> GIVEN DATA:
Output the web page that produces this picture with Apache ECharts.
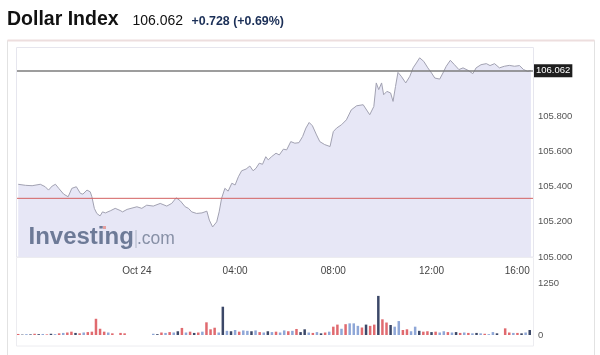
<!DOCTYPE html>
<html>
<head>
<meta charset="utf-8">
<script src="https://cdn.jsdelivr.net/npm/echarts@6/dist/echarts.min.js"></script>
<style>
html,body{margin:0;padding:0;background:#fff;}
#chart{width:600px;height:355px;}
</style>
</head>
<body>
<div id="chart"></div>
<script>
// ---- header values ----
const titleText = 'Dollar Index';
const lastPrice = 106.062;
const change = 0.728;
const changePct = 0.69;
const prevClose = 105.334;

// ---- price series (Oct 23 evening -> Oct 24) ----
const priceTimes = ['19:10','19:28','19:44','20:04','20:16','20:24','20:33','20:41','20:49','21:01',
  '21:12','21:21','21:32','21:42','21:48','21:58','22:06','22:10','22:16','22:22',
  '22:30','22:36','22:43','22:55','23:07','23:19','23:25','23:36','00:00','00:12',
  '00:24','00:40','00:57','01:13','01:25','01:36','01:46','01:58','02:06','02:14',
  '02:26','02:39','02:51','02:57','03:05','03:15','03:21','03:27','03:35','03:43',
  '03:52','04:00','04:08','04:16','04:27','04:36','04:44','04:51','04:59','05:07',
  '05:15','05:21','05:29','05:40','05:48','05:58','06:06','06:16','06:26','06:36',
  '06:45','06:53','07:01','07:09','07:19','07:27','07:39','07:52','08:00','08:08',
  '08:20','08:32','08:44','08:57','09:13','09:29','09:39','09:45','09:51','09:58',
  '10:03','10:11','10:20','10:26','10:32','10:38','10:46','10:57','11:07','11:15',
  '11:23','11:31','11:41','11:51','12:00','12:08','12:20','12:28','12:36','12:46',
  '12:56','13:07','13:17','13:29','13:41','13:49','14:01','14:14','14:23','14:34',
  '14:46','14:58','15:10','15:23','15:35','15:45','15:55','16:03'];
const priceValues = [105.414,105.408,105.406,105.414,105.400,105.381,105.404,105.414,105.391,105.358,
  105.343,105.391,105.400,105.362,105.358,105.381,105.371,105.343,105.277,105.248,
  105.234,105.257,105.251,105.263,105.277,105.265,105.257,105.271,105.286,105.277,
  105.295,105.290,105.305,105.290,105.305,105.337,105.320,105.286,105.277,105.257,
  105.248,105.251,105.261,105.210,105.171,105.200,105.257,105.334,105.391,105.375,
  105.420,105.410,105.457,105.491,105.501,105.518,105.491,105.505,105.534,105.528,
  105.571,105.553,105.571,105.591,105.581,105.614,105.610,105.657,105.648,105.651,
  105.686,105.734,105.766,105.747,105.695,105.657,105.640,105.629,105.714,105.734,
  105.753,105.781,105.838,105.861,105.867,105.810,105.857,105.991,105.953,105.991,
  105.924,105.943,105.934,105.886,105.971,106.051,106.029,105.991,106.029,106.077,
  106.105,106.134,106.114,106.077,106.048,106.019,106.013,106.048,106.086,106.120,
  106.095,106.067,106.077,106.063,106.044,106.077,106.095,106.101,106.090,106.101,
  106.077,106.086,106.091,106.086,106.090,106.067,106.057,106.062];

// ---- volume (10-minute bins starting 19:10 Oct 23) ----
const volStart = '19:10';
const volStepMin = 10;
const volValues = [25,10,20,15,30,20,25,15,30,20,
  40,50,60,80,50,40,60,70,80,390,
  150,80,60,40,0,50,40,0,0,0,
  0,0,0,30,20,60,50,70,60,90,
  170,60,80,50,60,80,305,137,175,60,
  680,100,90,120,80,110,100,90,110,70,
  60,90,70,80,60,110,90,100,145,70,
  137,60,50,70,40,60,80,200,250,150,
  260,280,280,220,180,250,220,250,940,377,
  300,240,200,335,120,137,90,200,100,80,
  90,70,80,60,90,70,60,70,50,60,
  50,40,50,40,30,20,70,40,0,160,
  60,50,50,40,60,120];
const volDir = ['d','n','u','n','d','n','u','d','n','u',
  'd','u','d','d','n','d','u','d','d','d',
  'd','d','u','d','d','d','d','d','d','d',
  'd','d','d','u','n','d','u','d','u','n',
  'd','u','d','n','d','u','d','d','d','u',
  'n','u','n','u','d','u','u','n','u','d',
  'u','n','u','d','u','u','d','u','d','n',
  'n','u','d','u','n','d','u','d','d','u',
  'd','u','u','u','d','n','d','d','n','d',
  'd','n','u','u','d','d','u','u','n','d',
  'd','n','d','u','u','d','u','n','d','u',
  'd','u','n','u','d','u','u','n','u','d',
  'd','u','d','n','u','n'];

// ---- axis ticks ----
const xTickTimes = ['00:00','04:00','08:00','12:00','16:00'];
const xTickLabels = ['Oct 24','04:00','08:00','12:00','16:00'];
const yTicks = [105.0,105.2,105.4,105.6,105.8];
const volTicks = [0,1250];

function toMin(t){ const p=t.split(':').map(Number); let v=p[0]*60+p[1]; if(p[0]>=18) v-=1440; return v; }

const X_MIN = -293, X_MAX = 968;
const priceData = priceTimes.map((t,i)=>[toMin(t), priceValues[i]]);
const prevCloseData = [[X_MIN, prevClose],[X_MAX, prevClose]];
const volColors = {u:'#8fa7d7', d:'#e06a6f', n:'#3c4868'};
const v0 = toMin(volStart);
const volData = volValues.map((v,i)=>({value:[v0 + i*volStepMin, v], itemStyle:{color:volColors[volDir[i]]}}));
const xTickMins = xTickTimes.map(toMin);

const FONT = '"Liberation Sans", Arial, sans-serif';

const chart = echarts.init(document.getElementById('chart'), null, {renderer:'canvas'});
chart.setOption({
  animation:false,
  backgroundColor:'#fff',
  grid:[
    {left:17, right:67, top:48, bottom:98},
    {left:17, right:67, top:283, bottom:20}
  ],
  xAxis:[
    {type:'value', gridIndex:0, min:X_MIN, max:X_MAX,
     axisLine:{show:false}, axisTick:{show:false}, splitLine:{show:false},
     axisLabel:{customValues:xTickMins, margin:9, fontSize:10, color:'#444', fontFamily:FONT,
       alignMaxLabel:'right',
       formatter:(v)=>{const i=xTickMins.indexOf(v); return i>=0?xTickLabels[i]:'';}}},
    {type:'value', gridIndex:1, min:X_MIN, max:X_MAX, show:false}
  ],
  yAxis:[
    {type:'value', gridIndex:0, position:'right', min:105.0, max:106.19, interval:0.2,
     axisLine:{show:false}, axisTick:{show:false}, splitLine:{show:false},
     axisLabel:{customValues:yTicks, margin:5, fontSize:9.5, color:'#555', fontFamily:FONT,
       formatter:(v)=>v.toFixed(3)}},
    {type:'value', gridIndex:1, position:'right', min:0, max:1250, interval:1250,
     axisLine:{show:false}, axisTick:{show:false}, splitLine:{show:false},
     axisLabel:{customValues:volTicks, margin:5, fontSize:9.5, color:'#555', fontFamily:FONT,
       formatter:(v)=>String(v)}}
  ],
  series:[
    {type:'line', xAxisIndex:0, yAxisIndex:0, data:priceData, showSymbol:false, smooth:false,
     lineStyle:{color:'#a2a2b2', width:1},
     areaStyle:{color:'#e7e7f6', origin:'start', opacity:1},
     markLine:{silent:true, symbol:'none', animation:false,
       lineStyle:{color:'#7c7c7c', width:1.5, type:'solid'},
       data:[
         {yAxis:lastPrice,
          label:{show:true, position:'end', distance:1, formatter:lastPrice.toFixed(3),
            backgroundColor:'#1e1e1e', color:'#fff', padding:[2,2,1,2], fontSize:9.5, fontFamily:FONT}}
       ]}
    },
    {type:'line', xAxisIndex:0, yAxisIndex:0, data:prevCloseData, showSymbol:false, silent:true,
     color:'#d46262', lineStyle:{color:'#d46262', width:1}},
    {type:'bar', xAxisIndex:1, yAxisIndex:1, data:volData, barWidth:2.5}
  ],
  graphic:[
    {type:'rect', shape:{x:7.5, y:40.5, width:587, height:320}, style:{fill:'none', stroke:'#e2e2e2', lineWidth:1}, z:-10},
    {type:'line', shape:{x1:7.5, y1:40.5, x2:594.5, y2:40.5}, style:{stroke:'#eddede', lineWidth:2}, z:-9},
    {type:'rect', shape:{x:16.5, y:47.5, width:517, height:209.5}, style:{fill:'none', stroke:'#e6e6ee', lineWidth:1}, z:-5},
    {type:'rect', shape:{x:16.5, y:257.5, width:517, height:88.5}, style:{fill:'none', stroke:'#ececf0', lineWidth:1}, z:-5},
    {type:'text', style:{text:titleText, x:7, y:19.5, font:'bold 19.5px '+FONT, fill:'#111', textVerticalAlign:'middle'}},
    {type:'text', style:{text:lastPrice.toFixed(3), x:132.5, y:21, font:'14px '+FONT, fill:'#111', textVerticalAlign:'middle'}},
    {type:'text', style:{text:'+'+change.toFixed(3)+' (+'+changePct.toFixed(2)+'%)', x:191.5, y:21.5, font:'bold 12.4px '+FONT, fill:'#1b2f57', textVerticalAlign:'middle'}},
    {type:'text', z:50, style:{text:'Investing', x:28.5, y:237, font:'bold 24px '+FONT, fill:'#6d7a97', textVerticalAlign:'middle'}},
    {type:'rect', z:50, shape:{x:135.5, y:230, width:1, height:18}, style:{fill:'#b0b6c6'}},
    {type:'text', z:50, style:{text:'.com', x:137, y:239, font:'17.5px '+FONT, fill:'#8790a6', textVerticalAlign:'middle'}},
    {type:'rect', z:50, shape:{x:103, y:226, width:3, height:3}, style:{fill:'#e5a0a0'}}
  ]
});
</script>
</body>
</html>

> THE PROBLEM:
Every line from the start of the listing above through the line with "const prevClose = 105.334;" should be repeated exactly; skip the pictures and add nothing else.

> EXPECTED OUTPUT:
Output the web page that produces this picture with Apache ECharts.
<!DOCTYPE html>
<html>
<head>
<meta charset="utf-8">
<script src="https://cdn.jsdelivr.net/npm/echarts@6/dist/echarts.min.js"></script>
<style>
html,body{margin:0;padding:0;background:#fff;}
#chart{width:600px;height:355px;}
</style>
</head>
<body>
<div id="chart"></div>
<script>
// ---- header values ----
const titleText = 'Dollar Index';
const lastPrice = 106.062;
const change = 0.728;
const changePct = 0.69;
const prevClose = 105.334;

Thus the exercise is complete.